Boat US - Online Boating Safety Study Guide
Some can be counted even when "not being worn". It can be confusing.

My opinion is as as follows;
1. Life-jackets only work if you wear them.
2. You never plan to end up in the water, generally you are propelled by an external force and you bang off something on the way over.
3. In the first 3 seconds in the water you are thinking "what the fu$& happened", the next 3 "mommy!!!!!!". Its really nice if the jacket is inflating during that time.

My experience is; Had a fishing vessel (not mine) sink under me in the North Atlantic. 4 of us ended up in the water for 20mins. We all had life-jackets on.

Most Navies use automatic inflatable life-jackets when carrying out small boat ops. Don't try and invent the wheel. Buy the best automatic (prefer hydrostatic) life-jacket you can afford, with a harness if you are a blow-boater. Service/check in annually. Dump it when it starts to look past its sell by date.

Or then again, its your boat, you can tape a rubber duck to your head if that works for you.

Gerry
... but that doesn't make them true.

I've been sailing large and small boats for 30 years, have seen dozens people go in the water (including me a few times) and none of them was propelled by a large object or was injured. Your experiences have been different perhaps, but on smaller boats it is either capsize or sudden motion.

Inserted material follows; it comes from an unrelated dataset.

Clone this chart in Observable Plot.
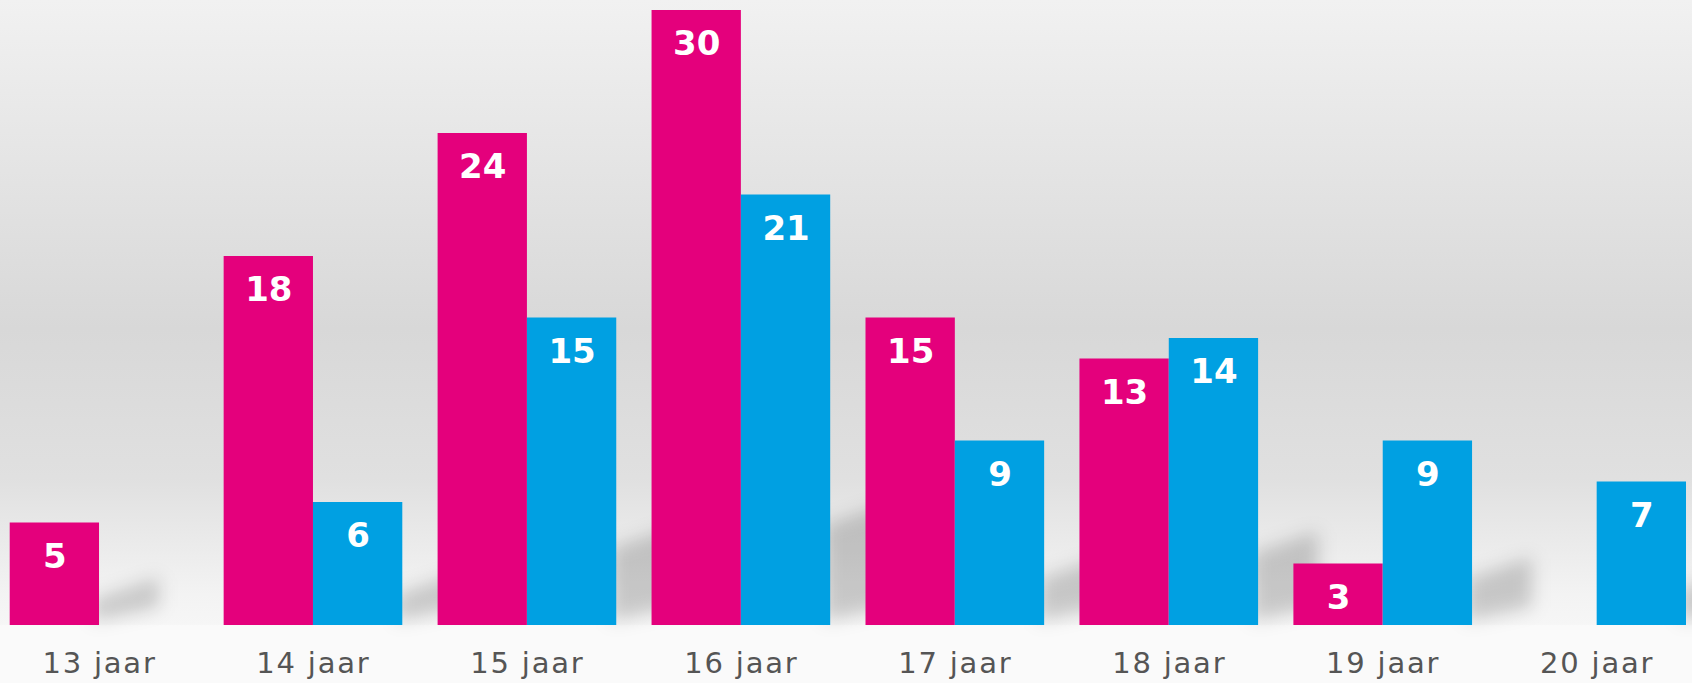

I'm sure the real answer is that there are several right answers. I can accept that.
* I don't like inflatables in sailing dinghies, beach cats and tenders. They banged around and stepped on too much.
* Big boat with big gear that can hurt you. Auto inflate seems like a fair idea.
* Single-handing (or lone on deck) or at night, wear a harness on a jackline. No PFD will help much if the water's cold.
* Unfortunatly, the inflatable/harness combinations I've seen fit poorly; the correct strap locations for a PFD and a harness are different. IF you fall hard on PFD harness with the chest strap towards the bottom of the ribs, you will break a rib. The strap should be up in the armpits, which is all wrong for a PFD. The fall testing in this regard has been pitiful.